Hi Pawel
Pawel Mazur wrote:
> Hi all,
>
> 1.
> I found that in situations like:
>
> WWW-WWW-WWWW-WWW NN TT TT
> LL
>
> where
> W denotes a character of a word token
> N is a character of number token
> T is just a character of some token
> and L is a character of a recognized Lookup element.
>
> I have a rule for matching ""LL NN"
> But I get as the result whole expression:
> "WWW-WWW-WWWW-WWW NN"
> which is wrong of course...
>
> Isn't it checked that if a Lookup'ed string is a
substring of a token,
> (or some number of tokens + part of a token) that this
situation should
> not be matched? Is there any setting for handling that?
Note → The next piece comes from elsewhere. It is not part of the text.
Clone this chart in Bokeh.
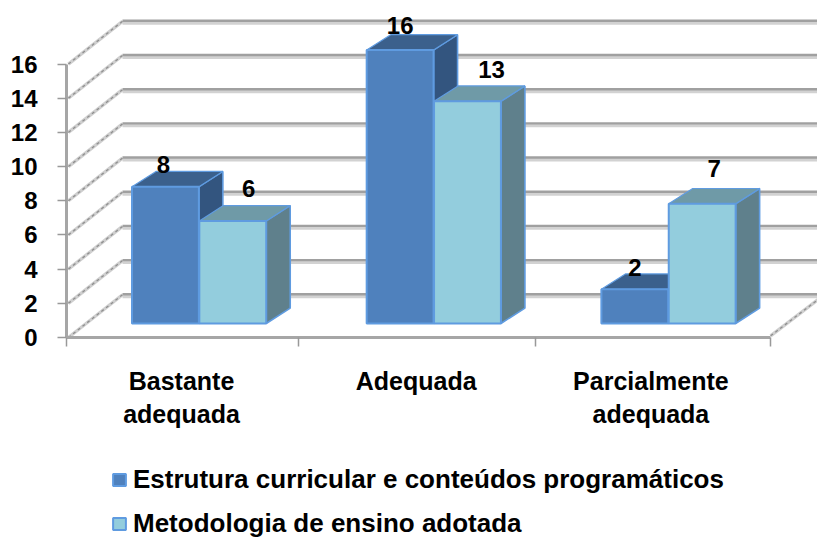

> Or what can I do about it?
If I remember correctly (someone please correct me if I am
wrong) the
gazetteer checks that a Lookup-ed string is not part of a
larger string by
checking for spaces or punctuation marks before and after
the string in
question, rather than looking at actual Tokens. I *think*
you can use the
Flexible Gazetteer (see the Plugins chapter in the User
Guide) to get round
this problem. Alternatively, use some Java on the RHS of
your JAPE rule to
perform a check that the lookup-ed string is not part of a
longer Token.
> 2.
>
> It also happens that some of the matched and annotated
strings are not
> shown in the Jape Debugger as annotated.. I am using
GATE 3/1846, is
> there any improved version in more up-to-date gate
build?
>
> Second thing I noticed in the Jape Debugger is that
sometimes I have to
> mark a few characters earlier (closer to the beginning
of the file) than
> the real interesting text begin (there is some shift
between what I am
> selecting to debug, and what debugger is actually
debugging).
AFAIK there have been no changes to the JAPE debugger since
- note that you
can check what's changed in different versions by looking
at the ChangeLog
section of the User Guide.
Afraid I can't help on the spanning problem...
>
> 3.
> Another question is that normally my pipeline process a
document in some
> short time (let's say 0.5 sec, not important exactly).
But sometimes
> it takes 15-30 seconds without any changes in the
code/jape
> rules/doc/etc. Is this connected with garbage collector
or some other
> magic happens?
Not sure, other than that I know this does happen - perhaps
someone else can
give an explanation.
Regards
Diana
|